_Problem_
Transcribe every line exactly and omit anything that is a picture.
---
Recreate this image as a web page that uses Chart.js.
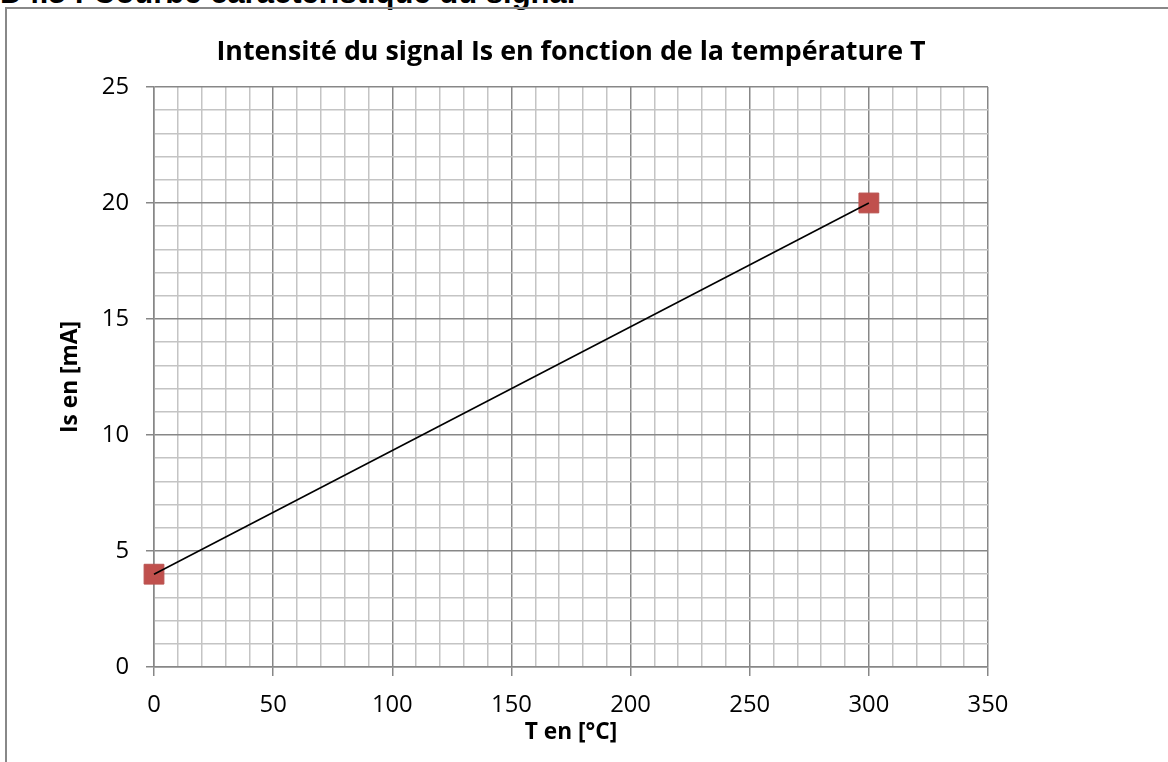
<!DOCTYPE html>
<html>
<head>
<meta charset="utf-8">
<script src="https://cdn.jsdelivr.net/npm/chart.js@4"></script>
<style>
  html, body { margin: 0; padding: 0; background: #fff; overflow: hidden; }
  body { width: 1168px; height: 762px; position: relative; }
  #heading {
    position: absolute; left: 0; top: -23px; margin: 0;
    font: bold 31px 'Liberation Sans', Arial, sans-serif; line-height: 31px;
    white-space: nowrap; color: #000;
  }
  #frame {
    position: absolute; left: 5px; top: 7px; width: 1300px; height: 900px;
    border-left: 2px solid #888; border-top: 2px solid #888;
  }
  #wrap { position: absolute; left: 0; top: 0; width: 1168px; height: 762px; }
</style>
</head>
<body>
<p id="heading">D4.3 : Courbe caractéristique du signal</p>
<div id="frame"></div>
<div id="wrap"><canvas id="courbe" width="1168" height="762"></canvas></div>
<script>
// points mesures : temperature en degres C, intensite en mA
const temperatures = [0, 300];
const intensites = [4, 20];

const titre = 'Intensité du signal Is en fonction de la température T';
const titreX = 'T en [°C]';
const titreY = 'Is en [mA]';

const majeur = '#878787';
const mineur = '#c4c4c4';

Chart.defaults.font.family = "'Open Sans', sans-serif";
Chart.defaults.color = '#000';

const points = temperatures.map((t, i) => ({ x: t, y: intensites[i] }));

// couleur des lignes de grille : fortes tous les 5 pas, fines sinon
function gridColor(pas) {
  return (ctx) => (ctx.tick && ctx.tick.value % pas === 0 ? majeur : mineur);
}
function tickColor(pas) {
  return (ctx) => (ctx.tick && ctx.tick.value % pas === 0 ? majeur : 'rgba(0,0,0,0)');
}

let ctx = document.getElementById('courbe');
new Chart(ctx, {
  type: 'scatter',
  data: {
    datasets: [
      {
        label: 'droite',
        data: points,
        showLine: true,
        borderColor: '#000',
        borderWidth: 1.6,
        pointRadius: 0,
        clip: false,
      },
      {
        label: 'mesures',
        data: points,
        showLine: false,
        pointStyle: 'rect',
        pointRadius: 14,
        backgroundColor: '#c0504d',
        borderColor: '#b9524f',
        borderWidth: 1,
        clip: false,
      },
    ],
  },
  options: {
    responsive: false,
    animation: false,
    layout: { padding: { left: 0, right: 26, top: 0, bottom: 0 } },
    plugins: {
      legend: { display: false },
      tooltip: { enabled: false },
      title: {
        display: true,
        text: titre,
        font: { size: 26.8, weight: 'bold' },
        color: '#000',
        padding: { top: 35.9, bottom: 18.9 },
      },
    },
    scales: {
      x: {
        type: 'linear',
        min: 0,
        max: 350,
        ticks: {
          stepSize: 10,
          autoSkip: false,
          maxRotation: 0,
          font: { size: 23.8 },
          padding: 15,
          callback: (v) => (v % 50 === 0 ? v : ''),
        },
        grid: { color: gridColor(50), tickColor: tickColor(50), lineWidth: 1.5, tickLength: 9 },
        border: { color: majeur, width: 1.5 },
        title: { display: true, text: titreX, font: { size: 22.7, weight: 'bold' }, padding: { top: 0, bottom: 15.4 } },
        afterFit: (s) => { s.height = 95; },
      },
      y: {
        type: 'linear',
        min: 0,
        max: 25,
        ticks: {
          stepSize: 1,
          autoSkip: false,
          font: { size: 23.8 },
          padding: 17,
          callback: (v) => (v % 5 === 0 ? v : ''),
        },
        grid: { color: gridColor(5), tickColor: tickColor(5), lineWidth: 1.5, tickLength: 8 },
        border: { color: majeur, width: 1.5 },
        title: { display: true, text: titreY, font: { size: 22.7, weight: 'bold' }, padding: { top: 57.4, bottom: 0 } },
        afterFit: (s) => { s.width = 154; },
      },
      // axe vide a droite : garde la zone de trace a 988 px
      marge: {
        type: 'linear',
        position: 'right',
        min: 0,
        max: 1,
        grid: { display: false },
        ticks: { display: false },
        border: { display: false },
        afterFit: (s) => { s.width = 154; },
      },
    },
  },
});
</script>
</body>
</html>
---
_Task output_
Recreate this image as a web page that uses Chart.js.
<!DOCTYPE html>
<html>
<head>
<meta charset="utf-8">
<script src="https://cdn.jsdelivr.net/npm/chart.js@4"></script>
<style>
  html, body { margin: 0; padding: 0; background: #fff; overflow: hidden; }
  body { width: 1168px; height: 762px; position: relative; }
  #heading {
    position: absolute; left: 0; top: -23px; margin: 0;
    font: bold 31px 'Liberation Sans', Arial, sans-serif; line-height: 31px;
    white-space: nowrap; color: #000;
  }
  #frame {
    position: absolute; left: 5px; top: 7px; width: 1300px; height: 900px;
    border-left: 2px solid #888; border-top: 2px solid #888;
  }
  #wrap { position: absolute; left: 0; top: 0; width: 1168px; height: 762px; }
</style>
</head>
<body>
<p id="heading">D4.3 : Courbe caractéristique du signal</p>
<div id="frame"></div>
<div id="wrap"><canvas id="courbe" width="1168" height="762"></canvas></div>
<script>
// points mesures : temperature en degres C, intensite en mA
const temperatures = [0, 300];
const intensites = [4, 20];

const titre = 'Intensité du signal Is en fonction de la température T';
const titreX = 'T en [°C]';
const titreY = 'Is en [mA]';

const majeur = '#878787';
const mineur = '#c4c4c4';

Chart.defaults.font.family = "'Open Sans', sans-serif";
Chart.defaults.color = '#000';

const points = temperatures.map((t, i) => ({ x: t, y: intensites[i] }));

// couleur des lignes de grille : fortes tous les 5 pas, fines sinon
function gridColor(pas) {
  return (ctx) => (ctx.tick && ctx.tick.value % pas === 0 ? majeur : mineur);
}
function tickColor(pas) {
  return (ctx) => (ctx.tick && ctx.tick.value % pas === 0 ? majeur : 'rgba(0,0,0,0)');
}

let ctx = document.getElementById('courbe');
new Chart(ctx, {
  type: 'scatter',
  data: {
    datasets: [
      {
        label: 'droite',
        data: points,
        showLine: true,
        borderColor: '#000',
        borderWidth: 1.6,
        pointRadius: 0,
        clip: false,
      },
      {
        label: 'mesures',
        data: points,
        showLine: false,
        pointStyle: 'rect',
        pointRadius: 14,
        backgroundColor: '#c0504d',
        borderColor: '#b9524f',
        borderWidth: 1,
        clip: false,
      },
    ],
  },
  options: {
    responsive: false,
    animation: false,
    layout: { padding: { left: 0, right: 26, top: 0, bottom: 0 } },
    plugins: {
      legend: { display: false },
      tooltip: { enabled: false },
      title: {
        display: true,
        text: titre,
        font: { size: 26.8, weight: 'bold' },
        color: '#000',
        padding: { top: 35.9, bottom: 18.9 },
      },
    },
    scales: {
      x: {
        type: 'linear',
        min: 0,
        max: 350,
        ticks: {
          stepSize: 10,
          autoSkip: false,
          maxRotation: 0,
          font: { size: 23.8 },
          padding: 15,
          callback: (v) => (v % 50 === 0 ? v : ''),
        },
        grid: { color: gridColor(50), tickColor: tickColor(50), lineWidth: 1.5, tickLength: 9 },
        border: { color: majeur, width: 1.5 },
        title: { display: true, text: titreX, font: { size: 22.7, weight: 'bold' }, padding: { top: 0, bottom: 15.4 } },
        afterFit: (s) => { s.height = 95; },
      },
      y: {
        type: 'linear',
        min: 0,
        max: 25,
        ticks: {
          stepSize: 1,
          autoSkip: false,
          font: { size: 23.8 },
          padding: 17,
          callback: (v) => (v % 5 === 0 ? v : ''),
        },
        grid: { color: gridColor(5), tickColor: tickColor(5), lineWidth: 1.5, tickLength: 8 },
        border: { color: majeur, width: 1.5 },
        title: { display: true, text: titreY, font: { size: 22.7, weight: 'bold' }, padding: { top: 57.4, bottom: 0 } },
        afterFit: (s) => { s.width = 154; },
      },
      // axe vide a droite : garde la zone de trace a 988 px
      marge: {
        type: 'linear',
        position: 'right',
        min: 0,
        max: 1,
        grid: { display: false },
        ticks: { display: false },
        border: { display: false },
        afterFit: (s) => { s.width = 154; },
      },
    },
  },
});
</script>
</body>
</html>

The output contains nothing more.